Member of the New Mexico House of Representatives from the 63rd district
- Incumbent
- Assumed office January 15, 2019
- Preceded by: George Dodge

Personal details
- Born: Martin Ruben Zamora Clovis, New Mexico, U.S.
- Party: Republican

= Martin R. Zamora =

American politician

Martin Ruben Zamora is an American politician and farmer, currently serving as a member of the New Mexico House of Representatives. A Republican, Zamora represents the 63rd district, which includes Santa Rosa, New Mexico.

== Biography ==
Zamora was born and raised in Clovis, New Mexico.
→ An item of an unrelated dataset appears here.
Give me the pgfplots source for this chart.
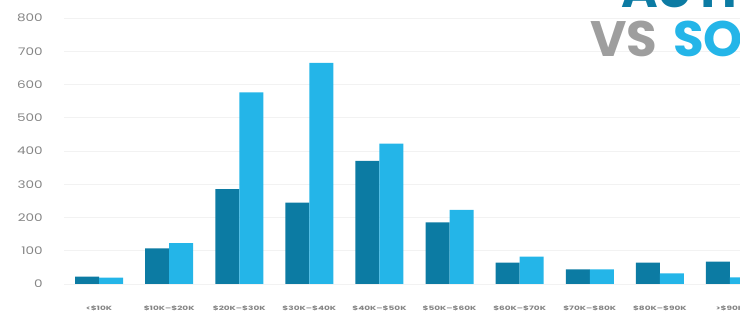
\documentclass[border=0pt]{standalone}
\usepackage{pgfplots}
\pgfplotsset{compat=1.18}
\usepackage{fontspec}
\setmainfont{Poppins}
\definecolor{darkb}{HTML}{0C7BA3}
\definecolor{lightb}{HTML}{24B5E8}
\definecolor{titlegray}{HTML}{9E9E9E}
\definecolor{tickgray}{HTML}{858585}
\definecolor{gridc}{HTML}{F2F2F2}
\begin{document}
\begin{tikzpicture}
\useasboundingbox (0,0) rectangle (740bp,312bp);
\clip (0,0) rectangle (740bp,312bp);
\begin{axis}[
  at={(64bp,28bp)}, anchor=south west,
  scale only axis, width=701bp, height=266bp,
  xmin=-0.5, xmax=9.5, ymin=0, ymax=800,
  ybar=0pt, bar width=24bp,
  axis line style={draw=none},
  major tick length=0pt,
  ytick={0,100,...,800},
  ymajorgrids, grid style={gridc, line width=0.6pt},
  xtick={0,...,9},
  xticklabels={{<\$10K},{\$10K--\$20K},{\$20K--\$30K},{\$30K--\$40K},{\$40K--\$50K},{\$50K--\$60K},{\$60K--\$70K},{\$70K--\$80K},{\$80K--\$90K},{>\$90K}},
  /pgf/number format/assume math mode=true,
  yticklabel style={font=\fontsize{10.5}{12}\selectfont, text=tickgray, anchor=east, inner sep=0pt, xshift=-21bp, xscale=1.3},
  xticklabel style={font=\fontsize{6}{7}\selectfont\bfseries, text=tickgray, anchor=center, inner sep=0pt, yshift=-24bp, xscale=1.5},
  every axis plot/.append style={draw=none},
]
\addplot[fill=darkb] coordinates {(0,22) (1,107) (2,285) (3,245) (4,370) (5,185) (6,64) (7,44) (8,64) (9,67)};
\addplot[fill=lightb] coordinates {(0,19) (1,123) (2,576) (3,665) (4,422) (5,223) (6,82) (7,44) (8,32) (9,20)};
\end{axis}
\node[anchor=base west, inner sep=0pt, text=darkb, font=\fontsize{50}{50}\selectfont\bfseries] at (621bp,304bp) {AUTHORS};
\node[anchor=base west, inner sep=0pt, font=\fontsize{50}{50}\selectfont\bfseries] at (590bp,255bp) {\textcolor{titlegray}{VS}\hspace{0.32em}\textcolor{lightb}{SOCIETY}};
\end{tikzpicture}
\end{document}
Prior to his election to the New Mexico House of Representatives, Zamora owned and operated several agriculture businesses. He currently owns a farm in Clovis and a ranch in Torrance County. Zamora took office on January 15, 2019, succeeding incumbent Democrat George Dodge. Zamora was re-elected with 59% of the vote.

After Joe Biden defeated Donald Trump in the 2020 presidential election, Zamora cast doubt on the integrity of the election results. Zamora has declined to state whether he believes Biden won the election.

Zamora is running to unseat Democrat Teresa Leger Fernández in the 2026 election in New Mexico's 3rd congressional district. If elected, he would be the first Republican to represent the district since the late 1990s.